Code that draws figures:
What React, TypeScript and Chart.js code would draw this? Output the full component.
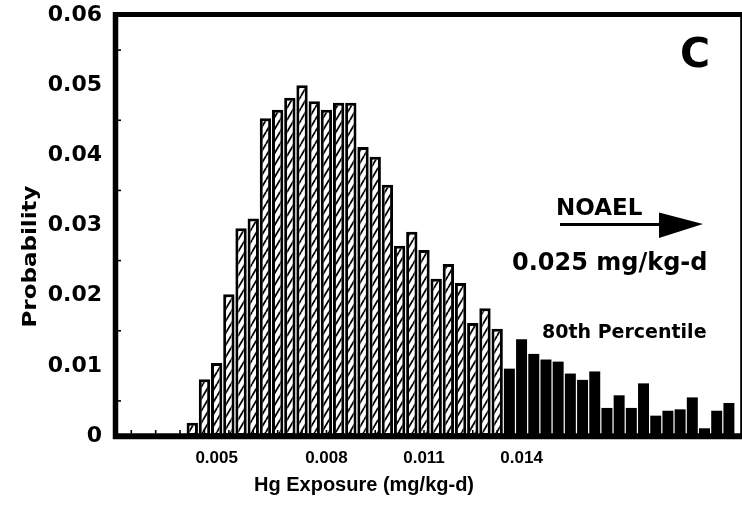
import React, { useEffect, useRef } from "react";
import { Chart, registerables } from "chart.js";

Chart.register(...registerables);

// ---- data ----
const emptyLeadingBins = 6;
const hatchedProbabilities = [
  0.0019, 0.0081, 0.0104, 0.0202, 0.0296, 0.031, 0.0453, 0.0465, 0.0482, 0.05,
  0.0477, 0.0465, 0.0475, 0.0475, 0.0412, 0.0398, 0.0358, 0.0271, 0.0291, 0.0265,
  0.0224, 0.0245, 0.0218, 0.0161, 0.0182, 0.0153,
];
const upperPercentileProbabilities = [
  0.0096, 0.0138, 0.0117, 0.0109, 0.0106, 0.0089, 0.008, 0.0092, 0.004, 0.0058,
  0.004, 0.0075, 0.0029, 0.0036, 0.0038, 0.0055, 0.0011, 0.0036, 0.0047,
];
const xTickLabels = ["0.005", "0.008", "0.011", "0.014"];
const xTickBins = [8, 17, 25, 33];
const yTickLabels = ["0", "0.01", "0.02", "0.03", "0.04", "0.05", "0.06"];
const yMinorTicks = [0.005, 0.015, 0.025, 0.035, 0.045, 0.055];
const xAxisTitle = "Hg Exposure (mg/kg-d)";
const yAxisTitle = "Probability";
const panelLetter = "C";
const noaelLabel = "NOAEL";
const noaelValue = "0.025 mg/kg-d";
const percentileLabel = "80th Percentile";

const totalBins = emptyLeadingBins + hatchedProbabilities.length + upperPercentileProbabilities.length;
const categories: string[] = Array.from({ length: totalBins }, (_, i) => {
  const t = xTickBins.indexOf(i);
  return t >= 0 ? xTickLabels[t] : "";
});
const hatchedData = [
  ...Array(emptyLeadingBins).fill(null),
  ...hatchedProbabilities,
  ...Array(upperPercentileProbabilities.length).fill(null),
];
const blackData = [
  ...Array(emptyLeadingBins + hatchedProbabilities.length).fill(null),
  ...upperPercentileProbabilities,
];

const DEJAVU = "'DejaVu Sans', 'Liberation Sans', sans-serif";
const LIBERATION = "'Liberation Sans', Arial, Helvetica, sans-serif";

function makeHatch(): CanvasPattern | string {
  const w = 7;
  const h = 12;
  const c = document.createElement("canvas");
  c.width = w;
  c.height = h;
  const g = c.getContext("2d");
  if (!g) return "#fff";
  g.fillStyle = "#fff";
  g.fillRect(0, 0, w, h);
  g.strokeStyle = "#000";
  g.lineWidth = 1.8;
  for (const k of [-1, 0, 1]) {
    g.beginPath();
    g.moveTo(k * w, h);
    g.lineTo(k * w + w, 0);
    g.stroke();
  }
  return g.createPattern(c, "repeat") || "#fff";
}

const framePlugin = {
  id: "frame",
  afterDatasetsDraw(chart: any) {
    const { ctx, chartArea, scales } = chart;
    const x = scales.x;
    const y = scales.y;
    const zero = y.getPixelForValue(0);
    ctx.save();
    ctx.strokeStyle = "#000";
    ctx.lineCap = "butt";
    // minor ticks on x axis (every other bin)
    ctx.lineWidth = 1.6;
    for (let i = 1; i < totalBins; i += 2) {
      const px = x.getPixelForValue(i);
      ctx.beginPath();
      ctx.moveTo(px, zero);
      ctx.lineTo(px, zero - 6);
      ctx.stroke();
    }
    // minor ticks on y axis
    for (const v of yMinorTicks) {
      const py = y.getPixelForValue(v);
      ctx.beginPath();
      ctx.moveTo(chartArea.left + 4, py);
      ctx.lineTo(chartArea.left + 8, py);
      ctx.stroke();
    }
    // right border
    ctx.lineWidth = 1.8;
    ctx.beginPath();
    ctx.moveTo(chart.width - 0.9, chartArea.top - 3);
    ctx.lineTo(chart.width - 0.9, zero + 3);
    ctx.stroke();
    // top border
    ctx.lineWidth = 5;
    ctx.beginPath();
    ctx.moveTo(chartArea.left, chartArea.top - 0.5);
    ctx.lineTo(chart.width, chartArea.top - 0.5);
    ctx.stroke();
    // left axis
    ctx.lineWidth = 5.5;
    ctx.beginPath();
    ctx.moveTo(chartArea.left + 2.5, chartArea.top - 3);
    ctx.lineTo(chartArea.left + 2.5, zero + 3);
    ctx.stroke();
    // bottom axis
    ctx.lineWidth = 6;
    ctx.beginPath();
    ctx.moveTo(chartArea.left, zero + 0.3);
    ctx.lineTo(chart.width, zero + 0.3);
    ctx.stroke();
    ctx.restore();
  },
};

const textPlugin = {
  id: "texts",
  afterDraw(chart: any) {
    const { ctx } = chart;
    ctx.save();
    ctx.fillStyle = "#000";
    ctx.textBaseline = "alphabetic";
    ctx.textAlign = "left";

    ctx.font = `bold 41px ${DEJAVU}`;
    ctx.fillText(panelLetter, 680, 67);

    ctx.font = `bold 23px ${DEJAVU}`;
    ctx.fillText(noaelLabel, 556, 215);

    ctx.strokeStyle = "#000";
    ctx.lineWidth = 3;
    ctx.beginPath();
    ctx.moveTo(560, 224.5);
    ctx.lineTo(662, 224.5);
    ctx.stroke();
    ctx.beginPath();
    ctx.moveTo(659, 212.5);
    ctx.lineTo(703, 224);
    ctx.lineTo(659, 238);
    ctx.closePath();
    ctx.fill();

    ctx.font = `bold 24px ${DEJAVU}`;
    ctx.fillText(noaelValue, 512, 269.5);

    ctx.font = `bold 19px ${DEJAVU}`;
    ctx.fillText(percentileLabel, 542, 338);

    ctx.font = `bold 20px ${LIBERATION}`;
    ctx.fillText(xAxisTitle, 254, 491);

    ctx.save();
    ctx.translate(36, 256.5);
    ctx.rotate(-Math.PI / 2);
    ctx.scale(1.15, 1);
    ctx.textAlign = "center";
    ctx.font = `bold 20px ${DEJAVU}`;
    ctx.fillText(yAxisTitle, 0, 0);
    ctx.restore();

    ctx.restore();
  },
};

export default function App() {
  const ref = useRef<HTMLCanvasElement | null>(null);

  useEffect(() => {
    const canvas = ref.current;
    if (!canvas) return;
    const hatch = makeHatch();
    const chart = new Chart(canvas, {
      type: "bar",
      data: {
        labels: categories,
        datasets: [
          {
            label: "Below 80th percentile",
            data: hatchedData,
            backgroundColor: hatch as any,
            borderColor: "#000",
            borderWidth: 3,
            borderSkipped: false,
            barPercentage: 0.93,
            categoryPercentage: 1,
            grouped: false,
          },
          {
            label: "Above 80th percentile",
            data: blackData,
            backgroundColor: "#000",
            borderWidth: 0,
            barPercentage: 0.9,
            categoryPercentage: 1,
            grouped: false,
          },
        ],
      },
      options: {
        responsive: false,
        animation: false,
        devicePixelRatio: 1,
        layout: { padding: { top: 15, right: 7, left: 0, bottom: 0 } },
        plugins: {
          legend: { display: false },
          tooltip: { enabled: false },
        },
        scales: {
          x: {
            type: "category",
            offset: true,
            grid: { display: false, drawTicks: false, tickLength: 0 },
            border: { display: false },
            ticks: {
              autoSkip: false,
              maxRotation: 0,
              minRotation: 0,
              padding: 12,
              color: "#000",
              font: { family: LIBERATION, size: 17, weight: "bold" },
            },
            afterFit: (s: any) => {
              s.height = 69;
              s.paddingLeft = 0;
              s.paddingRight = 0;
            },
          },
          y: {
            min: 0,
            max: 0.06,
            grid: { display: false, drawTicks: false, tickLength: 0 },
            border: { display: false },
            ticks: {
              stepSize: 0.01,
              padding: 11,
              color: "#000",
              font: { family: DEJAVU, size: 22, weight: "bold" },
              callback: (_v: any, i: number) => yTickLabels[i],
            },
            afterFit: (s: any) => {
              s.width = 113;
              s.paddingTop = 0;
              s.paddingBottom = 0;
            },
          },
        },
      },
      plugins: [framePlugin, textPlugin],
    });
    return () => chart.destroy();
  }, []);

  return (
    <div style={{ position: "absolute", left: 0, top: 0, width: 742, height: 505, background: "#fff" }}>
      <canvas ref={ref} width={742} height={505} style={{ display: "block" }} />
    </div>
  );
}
--
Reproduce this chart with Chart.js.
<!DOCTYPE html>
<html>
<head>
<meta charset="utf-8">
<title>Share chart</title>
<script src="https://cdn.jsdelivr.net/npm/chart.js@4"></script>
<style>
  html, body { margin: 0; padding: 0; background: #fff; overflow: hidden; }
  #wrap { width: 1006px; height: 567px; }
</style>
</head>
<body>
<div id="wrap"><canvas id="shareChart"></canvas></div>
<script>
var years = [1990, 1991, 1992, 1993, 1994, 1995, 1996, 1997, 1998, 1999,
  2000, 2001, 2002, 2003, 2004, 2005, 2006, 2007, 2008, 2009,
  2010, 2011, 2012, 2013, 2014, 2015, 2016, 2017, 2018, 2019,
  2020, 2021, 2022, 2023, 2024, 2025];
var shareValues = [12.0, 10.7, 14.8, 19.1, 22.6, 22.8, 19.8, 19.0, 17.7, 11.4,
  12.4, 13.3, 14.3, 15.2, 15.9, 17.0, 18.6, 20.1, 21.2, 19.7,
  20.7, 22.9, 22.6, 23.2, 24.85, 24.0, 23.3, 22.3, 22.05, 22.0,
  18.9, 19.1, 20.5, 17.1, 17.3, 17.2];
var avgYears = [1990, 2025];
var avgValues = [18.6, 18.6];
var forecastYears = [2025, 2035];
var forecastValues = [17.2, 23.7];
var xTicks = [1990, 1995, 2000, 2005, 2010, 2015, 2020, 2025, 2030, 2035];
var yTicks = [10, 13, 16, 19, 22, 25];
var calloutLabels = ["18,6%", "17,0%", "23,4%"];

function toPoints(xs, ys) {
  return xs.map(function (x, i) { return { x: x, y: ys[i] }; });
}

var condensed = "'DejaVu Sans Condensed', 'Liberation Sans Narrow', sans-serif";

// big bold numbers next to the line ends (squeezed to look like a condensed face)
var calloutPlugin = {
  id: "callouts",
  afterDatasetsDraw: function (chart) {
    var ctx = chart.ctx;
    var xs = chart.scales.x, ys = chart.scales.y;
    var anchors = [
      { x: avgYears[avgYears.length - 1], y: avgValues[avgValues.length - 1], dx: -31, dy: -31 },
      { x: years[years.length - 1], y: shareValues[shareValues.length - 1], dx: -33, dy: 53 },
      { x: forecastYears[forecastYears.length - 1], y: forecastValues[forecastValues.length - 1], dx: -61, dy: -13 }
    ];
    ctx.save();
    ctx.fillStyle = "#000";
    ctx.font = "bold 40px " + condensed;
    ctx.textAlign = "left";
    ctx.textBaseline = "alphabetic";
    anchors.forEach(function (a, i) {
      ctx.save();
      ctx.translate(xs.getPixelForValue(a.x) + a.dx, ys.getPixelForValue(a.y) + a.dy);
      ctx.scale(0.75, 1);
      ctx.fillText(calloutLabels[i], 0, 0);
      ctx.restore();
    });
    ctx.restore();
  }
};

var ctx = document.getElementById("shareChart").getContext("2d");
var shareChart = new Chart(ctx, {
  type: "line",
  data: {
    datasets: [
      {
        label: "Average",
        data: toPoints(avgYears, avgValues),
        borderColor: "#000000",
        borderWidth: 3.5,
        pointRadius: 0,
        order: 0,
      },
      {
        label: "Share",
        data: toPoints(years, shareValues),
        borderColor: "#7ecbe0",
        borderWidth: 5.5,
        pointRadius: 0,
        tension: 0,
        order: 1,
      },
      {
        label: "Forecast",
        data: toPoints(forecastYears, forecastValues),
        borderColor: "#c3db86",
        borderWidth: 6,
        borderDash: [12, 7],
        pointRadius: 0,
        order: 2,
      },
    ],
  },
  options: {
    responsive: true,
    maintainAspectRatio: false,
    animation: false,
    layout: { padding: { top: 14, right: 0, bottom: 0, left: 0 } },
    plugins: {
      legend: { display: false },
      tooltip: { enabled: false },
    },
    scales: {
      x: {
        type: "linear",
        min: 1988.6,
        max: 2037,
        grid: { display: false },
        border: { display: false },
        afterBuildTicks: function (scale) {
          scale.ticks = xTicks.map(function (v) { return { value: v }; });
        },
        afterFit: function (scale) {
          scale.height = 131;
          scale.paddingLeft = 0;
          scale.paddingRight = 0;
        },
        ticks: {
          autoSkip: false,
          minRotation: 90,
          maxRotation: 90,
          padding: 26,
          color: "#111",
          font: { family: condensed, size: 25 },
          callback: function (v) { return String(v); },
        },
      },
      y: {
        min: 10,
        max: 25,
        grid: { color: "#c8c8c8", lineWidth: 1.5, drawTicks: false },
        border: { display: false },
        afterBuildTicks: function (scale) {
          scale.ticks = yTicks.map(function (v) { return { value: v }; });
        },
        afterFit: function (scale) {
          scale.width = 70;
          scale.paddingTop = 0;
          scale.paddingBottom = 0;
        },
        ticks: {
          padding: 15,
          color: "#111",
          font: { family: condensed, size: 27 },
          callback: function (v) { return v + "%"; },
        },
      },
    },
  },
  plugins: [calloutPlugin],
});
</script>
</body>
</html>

▶ _Task requirements_
Looking above, find the stretch of lines that opens with the one holding "What React, TypeScript" and closes with the one holding "Chart.register(...registerables);". Copy it exactly, pictures excluded.

▶ _Result for this exercise_
What React, TypeScript and Chart.js code would draw this? Output the full component.
import React, { useEffect, useRef } from "react";
import { Chart, registerables } from "chart.js";

Chart.register(...registerables);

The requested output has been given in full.